• [Written request] Set down all of the data exactly as it appears.

◆ ◆ ◆ ◆ ◆

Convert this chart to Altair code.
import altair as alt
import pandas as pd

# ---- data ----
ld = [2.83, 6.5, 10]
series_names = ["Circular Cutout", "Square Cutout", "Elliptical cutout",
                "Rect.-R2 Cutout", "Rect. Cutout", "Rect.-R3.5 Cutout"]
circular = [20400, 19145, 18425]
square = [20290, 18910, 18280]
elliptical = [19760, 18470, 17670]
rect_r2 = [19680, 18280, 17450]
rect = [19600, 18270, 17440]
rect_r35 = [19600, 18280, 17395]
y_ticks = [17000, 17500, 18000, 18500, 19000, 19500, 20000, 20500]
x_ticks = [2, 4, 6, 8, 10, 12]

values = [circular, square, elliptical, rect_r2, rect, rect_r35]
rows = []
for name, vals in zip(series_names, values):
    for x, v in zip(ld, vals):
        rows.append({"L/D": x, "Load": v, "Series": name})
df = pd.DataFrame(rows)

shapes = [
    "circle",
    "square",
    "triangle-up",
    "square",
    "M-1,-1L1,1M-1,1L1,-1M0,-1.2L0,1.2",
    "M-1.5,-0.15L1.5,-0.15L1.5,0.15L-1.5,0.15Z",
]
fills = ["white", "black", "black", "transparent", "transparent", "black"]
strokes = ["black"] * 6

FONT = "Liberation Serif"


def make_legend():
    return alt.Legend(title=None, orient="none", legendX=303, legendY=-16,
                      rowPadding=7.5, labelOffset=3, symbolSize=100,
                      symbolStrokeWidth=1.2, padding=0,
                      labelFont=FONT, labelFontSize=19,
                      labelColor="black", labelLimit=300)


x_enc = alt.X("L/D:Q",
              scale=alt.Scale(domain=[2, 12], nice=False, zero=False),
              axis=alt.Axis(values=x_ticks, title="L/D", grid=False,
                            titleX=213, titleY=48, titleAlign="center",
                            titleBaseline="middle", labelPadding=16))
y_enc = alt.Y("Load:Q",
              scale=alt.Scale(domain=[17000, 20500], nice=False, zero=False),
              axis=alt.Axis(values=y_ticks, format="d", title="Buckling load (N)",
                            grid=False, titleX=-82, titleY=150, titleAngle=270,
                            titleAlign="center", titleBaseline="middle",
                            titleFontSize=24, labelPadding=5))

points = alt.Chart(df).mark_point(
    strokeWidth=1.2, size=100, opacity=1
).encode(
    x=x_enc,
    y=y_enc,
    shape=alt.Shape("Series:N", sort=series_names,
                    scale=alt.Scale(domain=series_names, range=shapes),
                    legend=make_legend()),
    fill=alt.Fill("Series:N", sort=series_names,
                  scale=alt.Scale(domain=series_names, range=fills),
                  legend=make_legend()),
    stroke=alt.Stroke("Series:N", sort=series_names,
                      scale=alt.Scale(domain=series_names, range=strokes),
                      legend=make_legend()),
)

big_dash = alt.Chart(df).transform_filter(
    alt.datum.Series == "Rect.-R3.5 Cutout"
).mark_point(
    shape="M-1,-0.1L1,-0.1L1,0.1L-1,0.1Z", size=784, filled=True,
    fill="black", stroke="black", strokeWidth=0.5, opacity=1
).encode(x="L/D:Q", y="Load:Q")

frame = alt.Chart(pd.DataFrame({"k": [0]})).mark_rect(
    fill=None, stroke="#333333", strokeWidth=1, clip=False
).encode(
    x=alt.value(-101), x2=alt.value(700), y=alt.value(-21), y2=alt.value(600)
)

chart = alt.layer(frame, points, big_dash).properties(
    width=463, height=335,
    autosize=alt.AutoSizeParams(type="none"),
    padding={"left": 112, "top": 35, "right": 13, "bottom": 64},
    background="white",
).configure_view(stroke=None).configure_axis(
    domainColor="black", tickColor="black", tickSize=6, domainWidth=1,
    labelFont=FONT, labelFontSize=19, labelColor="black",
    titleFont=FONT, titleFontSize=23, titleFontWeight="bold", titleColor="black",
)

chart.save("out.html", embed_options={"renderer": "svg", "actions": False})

◆ ◆ ◆ ◆ ◆

• [Completed exercise]
Convert this chart to Altair code.
import altair as alt
import pandas as pd

# ---- data ----
ld = [2.83, 6.5, 10]
series_names = ["Circular Cutout", "Square Cutout", "Elliptical cutout",
                "Rect.-R2 Cutout", "Rect. Cutout", "Rect.-R3.5 Cutout"]
circular = [20400, 19145, 18425]
square = [20290, 18910, 18280]
elliptical = [19760, 18470, 17670]
rect_r2 = [19680, 18280, 17450]
rect = [19600, 18270, 17440]
rect_r35 = [19600, 18280, 17395]
y_ticks = [17000, 17500, 18000, 18500, 19000, 19500, 20000, 20500]
x_ticks = [2, 4, 6, 8, 10, 12]

values = [circular, square, elliptical, rect_r2, rect, rect_r35]
rows = []
for name, vals in zip(series_names, values):
    for x, v in zip(ld, vals):
        rows.append({"L/D": x, "Load": v, "Series": name})
df = pd.DataFrame(rows)

shapes = [
    "circle",
    "square",
    "triangle-up",
    "square",
    "M-1,-1L1,1M-1,1L1,-1M0,-1.2L0,1.2",
    "M-1.5,-0.15L1.5,-0.15L1.5,0.15L-1.5,0.15Z",
]
fills = ["white", "black", "black", "transparent", "transparent", "black"]
strokes = ["black"] * 6

FONT = "Liberation Serif"


def make_legend():
    return alt.Legend(title=None, orient="none", legendX=303, legendY=-16,
                      rowPadding=7.5, labelOffset=3, symbolSize=100,
                      symbolStrokeWidth=1.2, padding=0,
                      labelFont=FONT, labelFontSize=19,
                      labelColor="black", labelLimit=300)


x_enc = alt.X("L/D:Q",
              scale=alt.Scale(domain=[2, 12], nice=False, zero=False),
              axis=alt.Axis(values=x_ticks, title="L/D", grid=False,
                            titleX=213, titleY=48, titleAlign="center",
                            titleBaseline="middle", labelPadding=16))
y_enc = alt.Y("Load:Q",
              scale=alt.Scale(domain=[17000, 20500], nice=False, zero=False),
              axis=alt.Axis(values=y_ticks, format="d", title="Buckling load (N)",
                            grid=False, titleX=-82, titleY=150, titleAngle=270,
                            titleAlign="center", titleBaseline="middle",
                            titleFontSize=24, labelPadding=5))

points = alt.Chart(df).mark_point(
    strokeWidth=1.2, size=100, opacity=1
).encode(
    x=x_enc,
    y=y_enc,
    shape=alt.Shape("Series:N", sort=series_names,
                    scale=alt.Scale(domain=series_names, range=shapes),
                    legend=make_legend()),
    fill=alt.Fill("Series:N", sort=series_names,
                  scale=alt.Scale(domain=series_names, range=fills),
                  legend=make_legend()),
    stroke=alt.Stroke("Series:N", sort=series_names,
                      scale=alt.Scale(domain=series_names, range=strokes),
                      legend=make_legend()),
)

big_dash = alt.Chart(df).transform_filter(
    alt.datum.Series == "Rect.-R3.5 Cutout"
).mark_point(
    shape="M-1,-0.1L1,-0.1L1,0.1L-1,0.1Z", size=784, filled=True,
    fill="black", stroke="black", strokeWidth=0.5, opacity=1
).encode(x="L/D:Q", y="Load:Q")

frame = alt.Chart(pd.DataFrame({"k": [0]})).mark_rect(
    fill=None, stroke="#333333", strokeWidth=1, clip=False
).encode(
    x=alt.value(-101), x2=alt.value(700), y=alt.value(-21), y2=alt.value(600)
)

chart = alt.layer(frame, points, big_dash).properties(
    width=463, height=335,
    autosize=alt.AutoSizeParams(type="none"),
    padding={"left": 112, "top": 35, "right": 13, "bottom": 64},
    background="white",
).configure_view(stroke=None).configure_axis(
    domainColor="black", tickColor="black", tickSize=6, domainWidth=1,
    labelFont=FONT, labelFontSize=19, labelColor="black",
    titleFont=FONT, titleFontSize=23, titleFontWeight="bold", titleColor="black",
)

chart.save("out.html", embed_options={"renderer": "svg", "actions": False})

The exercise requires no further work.